The celebration of the Epiphanies has fallen out of favor because looking too deeply into a thing has fallen out of favor. The Wedding at Cana is, simply put, a story in the Gospel of John which is synoptically placed after the tempation and the gathering of he disciples and presumably before the rest of the ministry. But within John it is a story that actually REPLACES the Temptation as well as the opening stories about Jesus's first healings and the gathering of his disciples. They are invited to a weddning and Jesus's mother is there and the details are rather short except that wine runs out and Mary has Jesus make new wine. Jesus, in fact, does not want to. The new wine is better than the old, and the party goes on.

Within the story Jesus is one of the crowd and out of the way. Metaphorically, he is the Bridegroom. In the other gospels there is a parable of the bridegroom and bride. And John uses this imagery in Revelation. Here, John just tells the story of a wedding and Jesus transforms water used for purification into drinkable wine. There is no final lesson offered, just a list of characters, possibly interchangable, that we are given to make us contemplate

Jesus

His Mother

The Disciples.

The Unseen Bride

The Unseen Groom

The Caterer Who is Amazed

For me this is a night of asking, am I continuing on with this, am I joining myself to the Lord? There are many ways to pray, to worship, to believe, but the mystical marriage is the highest where we say, I am his and he is mine. After a while there is really no choice. Asking becomes a formality, and yet we keep it from being a formality. We come back to this again and again. Despite all the immense bullshit, we say, Lord to whom else can we go. For you have the words of everlasting life."  

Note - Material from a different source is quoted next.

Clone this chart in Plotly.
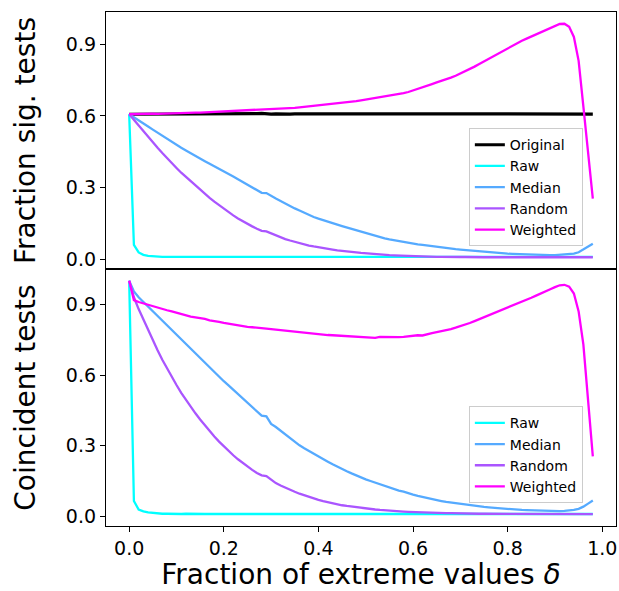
import plotly.graph_objects as go

delta = [round(i * 0.01, 2) for i in range(99)]

top_original = [
    0.607,0.607,0.608,0.607,0.608,0.608,0.607,0.609,0.608,0.608,
    0.609,0.608,0.608,0.609,0.608,0.607,0.608,0.609,0.608,0.609,
    0.608,0.609,0.610,0.608,0.609,0.608,0.609,0.610,0.611,0.609,
    0.608,0.609,0.608,0.607,0.608,0.609,0.609,0.610,0.609,0.608,
    0.609,0.608,0.609,0.610,0.609,0.609,0.608,0.609,0.610,0.609,
    0.608,0.609,0.609,0.610,0.609,0.608,0.609,0.610,0.609,0.610,
    0.609,0.610,0.611,0.610,0.609,0.610,0.609,0.608,0.609,0.610,
    0.609,0.610,0.609,0.610,0.610,0.609,0.610,0.611,0.610,0.609,
    0.610,0.609,0.610,0.610,0.609,0.610,0.609,0.610,0.610,0.609,
    0.610,0.609,0.610,0.609,0.610,0.609,0.610,0.609,0.608]

top_raw = [
    0.607,0.062,0.030,0.020,0.016,0.014,0.013,0.012,0.012,0.012,
    0.012,0.011,0.012,0.011,0.011,0.012,0.011,0.011,0.011,0.012,
    0.011,0.011,0.011,0.011,0.012,0.011,0.011,0.011,0.011,0.011,
    0.011,0.011,0.012,0.011,0.011,0.011,0.011,0.011,0.011,0.011,
    0.011,0.011,0.011,0.011,0.011,0.012,0.011,0.011,0.011,0.011,
    0.011,0.011,0.011,0.011,0.011,0.011,0.011,0.012,0.011,0.011,
    0.011,0.011,0.011,0.011,0.011,0.011,0.011,0.011,0.011,0.012,
    0.011,0.011,0.011,0.011,0.011,0.011,0.011,0.011,0.011,0.011,
    0.012,0.011,0.011,0.011,0.011,0.011,0.011,0.011,0.011,0.011,
    0.012,0.011,0.011,0.011,0.011,0.011,0.011,0.012,0.012]

top_median = [
    0.607,0.595,0.582,0.569,0.556,0.543,0.530,0.517,0.504,0.491,
    0.478,0.467,0.456,0.444,0.433,0.422,0.411,0.400,0.390,0.379,
    0.368,0.358,0.347,0.336,0.325,0.314,0.303,0.292,0.279,0.278,
    0.265,0.255,0.245,0.234,0.224,0.214,0.205,0.195,0.186,0.178,
    0.171,0.164,0.158,0.152,0.146,0.140,0.134,0.128,0.122,0.117,
    0.111,0.105,0.099,0.094,0.089,0.085,0.081,0.077,0.074,0.070,
    0.067,0.064,0.062,0.059,0.056,0.054,0.051,0.049,0.046,0.044,
    0.042,0.040,0.038,0.036,0.034,0.032,0.031,0.029,0.028,0.026,
    0.025,0.024,0.023,0.022,0.021,0.021,0.020,0.020,0.019,0.019,
    0.019,0.020,0.021,0.022,0.025,0.031,0.042,0.053,0.066]

top_random = [
    0.607,0.583,0.559,0.535,0.511,0.489,0.467,0.445,0.423,0.403,
    0.383,0.363,0.345,0.326,0.308,0.291,0.274,0.258,0.242,0.227,
    0.212,0.198,0.185,0.172,0.160,0.149,0.139,0.129,0.120,0.118,
    0.110,0.100,0.093,0.086,0.080,0.074,0.069,0.064,0.059,0.055,
    0.051,0.048,0.045,0.042,0.039,0.036,0.034,0.032,0.030,0.028,
    0.026,0.024,0.022,0.021,0.020,0.019,0.018,0.017,0.016,0.015,
    0.014,0.014,0.013,0.013,0.012,0.012,0.012,0.011,0.011,0.011,
    0.011,0.011,0.010,0.010,0.010,0.010,0.010,0.010,0.010,0.010,
    0.010,0.010,0.010,0.010,0.010,0.010,0.010,0.010,0.010,0.010,
    0.010,0.010,0.010,0.010,0.010,0.010,0.010,0.010,0.010]

top_weighted = [
    0.607,0.608,0.609,0.608,0.609,0.610,0.609,0.610,0.611,0.611,
    0.612,0.612,0.613,0.613,0.614,0.614,0.615,0.616,0.615,0.617,
    0.618,0.619,0.618,0.620,0.621,0.622,0.623,0.625,0.624,0.627,
    0.628,0.629,0.630,0.631,0.633,0.634,0.636,0.638,0.640,0.641,
    0.643,0.645,0.647,0.650,0.652,0.655,0.657,0.660,0.662,0.665,
    0.668,0.671,0.674,0.677,0.680,0.684,0.687,0.691,0.695,0.700,
    0.706,0.712,0.719,0.726,0.733,0.740,0.746,0.753,0.760,0.768,
    0.777,0.786,0.795,0.806,0.817,0.828,0.840,0.851,0.862,0.873,
    0.884,0.894,0.904,0.914,0.923,0.932,0.942,0.951,0.960,0.969,
    0.977,0.984,0.985,0.972,0.930,0.830,0.640,0.450,0.255]

bot_raw = [
    1.000,0.066,0.030,0.022,0.018,0.015,0.013,0.012,0.012,0.011,
    0.011,0.011,0.012,0.011,0.011,0.011,0.011,0.011,0.011,0.011,
    0.011,0.011,0.011,0.011,0.011,0.011,0.012,0.011,0.011,0.011,
    0.011,0.011,0.011,0.011,0.011,0.011,0.011,0.011,0.011,0.011,
    0.011,0.011,0.011,0.011,0.011,0.011,0.011,0.011,0.011,0.011,
    0.011,0.011,0.011,0.011,0.011,0.011,0.011,0.011,0.011,0.011,
    0.011,0.011,0.011,0.011,0.011,0.011,0.011,0.011,0.011,0.011,
    0.011,0.011,0.011,0.011,0.011,0.011,0.011,0.011,0.011,0.011,
    0.011,0.011,0.011,0.011,0.011,0.011,0.011,0.011,0.011,0.011,
    0.011,0.011,0.011,0.011,0.011,0.011,0.011,0.011,0.011]

bot_median = [
    1.000,0.955,0.930,0.910,0.890,0.872,0.852,0.832,0.812,0.792,
    0.772,0.750,0.730,0.710,0.690,0.672,0.650,0.630,0.612,0.592,
    0.574,0.556,0.538,0.520,0.502,0.485,0.466,0.450,0.428,0.425,
    0.393,0.380,0.364,0.347,0.331,0.316,0.302,0.290,0.278,0.266,
    0.255,0.244,0.233,0.222,0.211,0.201,0.192,0.183,0.174,0.166,
    0.158,0.151,0.144,0.137,0.130,0.123,0.116,0.110,0.106,0.098,
    0.093,0.088,0.083,0.078,0.074,0.070,0.066,0.062,0.059,0.056,
    0.053,0.050,0.048,0.045,0.043,0.041,0.039,0.037,0.035,0.033,
    0.031,0.030,0.029,0.028,0.027,0.026,0.025,0.024,0.024,0.023,
    0.023,0.023,0.024,0.025,0.028,0.033,0.042,0.055,0.068]

bot_random = [
    1.000,0.930,0.880,0.835,0.790,0.745,0.705,0.665,0.628,0.592,
    0.558,0.525,0.495,0.466,0.438,0.412,0.387,0.363,0.340,0.318,
    0.298,0.279,0.260,0.243,0.227,0.212,0.198,0.185,0.175,0.172,
    0.155,0.142,0.132,0.122,0.113,0.105,0.097,0.090,0.083,0.077,
    0.071,0.066,0.061,0.056,0.052,0.048,0.045,0.042,0.039,0.036,
    0.034,0.032,0.030,0.028,0.026,0.025,0.023,0.022,0.021,0.020,
    0.019,0.018,0.018,0.017,0.017,0.016,0.016,0.015,0.015,0.014,
    0.014,0.013,0.013,0.013,0.012,0.012,0.012,0.011,0.011,0.011,
    0.011,0.011,0.011,0.010,0.010,0.010,0.010,0.010,0.010,0.010,
    0.010,0.010,0.010,0.010,0.010,0.010,0.010,0.010,0.010]

bot_weighted = [
    1.000,0.918,0.910,0.904,0.897,0.890,0.885,0.880,0.875,0.870,
    0.864,0.858,0.853,0.848,0.845,0.843,0.838,0.832,0.830,0.826,
    0.822,0.818,0.814,0.812,0.808,0.805,0.803,0.802,0.800,0.797,
    0.795,0.793,0.789,0.786,0.785,0.784,0.782,0.779,0.776,0.775,
    0.774,0.772,0.770,0.769,0.768,0.767,0.767,0.766,0.764,0.763,
    0.763,0.761,0.758,0.762,0.761,0.761,0.761,0.761,0.762,0.765,
    0.765,0.769,0.768,0.774,0.778,0.782,0.786,0.789,0.795,0.801,
    0.807,0.813,0.821,0.829,0.837,0.845,0.853,0.861,0.869,0.877,
    0.885,0.894,0.903,0.910,0.918,0.928,0.937,0.947,0.956,0.964,
    0.973,0.981,0.983,0.975,0.946,0.870,0.730,0.510,0.255]

names = ["Raw", "Median", "Random", "Weighted"]
colors = ["#00FFFF", "#55AAFF", "#AA55FF", "#FF00FF"]
top_series = [top_raw, top_median, top_random, top_weighted]
bot_series = [bot_raw, bot_median, bot_random, bot_weighted]

for s in [top_original] + top_series + bot_series:
    assert len(s) == len(delta), len(s)

FONT = "DejaVu Sans"
fig = go.Figure()

fig.add_trace(go.Scatter(x=delta, y=top_original, mode="lines", name="Original",
                         line=dict(color="black", width=3.2),
                         xaxis="x", yaxis="y", legend="legend"))
for nm, c, ys in zip(names, colors, top_series):
    fig.add_trace(go.Scatter(x=delta, y=ys, mode="lines", name=nm,
                             line=dict(color=c, width=2.3),
                             xaxis="x", yaxis="y", legend="legend"))
for nm, c, ys in zip(names, colors, bot_series):
    fig.add_trace(go.Scatter(x=delta, y=ys, mode="lines", name=nm,
                             line=dict(color=c, width=2.3),
                             xaxis="x2", yaxis="y2", legend="legend2"))

axis_common = dict(showline=True, linecolor="black", linewidth=1.3, mirror=True,
                   showgrid=False, zeroline=False,
                   tickfont=dict(family=FONT, size=19, color="black"))

legend_common = dict(bgcolor="white", bordercolor="#cccccc", borderwidth=1,
                     font=dict(family=FONT, size=14, color="black"),
                     xanchor="right", yanchor="top", x=0.935,
                     itemwidth=30, tracegroupgap=0)

fig.update_layout(
    width=619, height=591,
    margin=dict(l=106, r=3, t=12, b=65),
    paper_bgcolor="white", plot_bgcolor="white",
    font=dict(family=FONT, color="black"),
    xaxis=dict(domain=[0, 1], range=[-0.049, 1.029], anchor="y",
               showticklabels=False, ticks="", matches="x2", **axis_common),
    yaxis=dict(domain=[0.5, 1], range=[-0.039, 1.034], anchor="x",
               tickvals=[0, 0.3, 0.6, 0.9], tickformat=".1f",
               ticks="outside", ticklen=5, tickwidth=1.3, tickcolor="black",
               title=dict(text="Fraction sig. tests", standoff=22,
                          font=dict(family=FONT, size=28, color="black")),
               **axis_common),
    xaxis2=dict(domain=[0, 1], range=[-0.049, 1.029], anchor="y2",
                tickvals=[0, 0.2, 0.4, 0.6, 0.8, 1.0], tickformat=".1f",
                ticks="outside", ticklen=5, tickwidth=1.3, tickcolor="black",
                title=dict(text="Fraction of extreme values <i>δ</i>", standoff=8,
                           font=dict(family=FONT, size=28, color="black")),
                **axis_common),
    yaxis2=dict(domain=[0, 0.5], range=[-0.04, 1.05], anchor="x2",
                tickvals=[0, 0.3, 0.6, 0.9], tickformat=".1f",
                ticks="outside", ticklen=5, tickwidth=1.3, tickcolor="black",
                title=dict(text="Coincident tests", standoff=22,
                           font=dict(family=FONT, size=28, color="black")),
                **axis_common),
    legend=dict(y=0.774, **legend_common),
    legend2=dict(y=0.233, **legend_common),
)

fig.write_html("out.html")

It is helpful to remember that this is a miracle of transformation, of leaving one thing to become another, of the power of the Wedded Jesus to do just that. It matters to remember that weddings were festivals and marriages were not romances. I do this thing grabbing joy from irritation, fear and frustration and it helps to remember that in all times, but especially in ancient times marriages were not the end of a happy story and the typing up of all lose ends, but the beginning of a united life in a difficult world and a union which tied not only to people, but a community together. The wedding at Cana and many weddings would have taken place in the midst of trouble and mourning. The celebration would not have been because everything was taken care, but inspite of the trouble around and the trouble ahead.

I had initially said that for me this is a night of asking, but perhaps it is better to say this is a night in which I begin asking.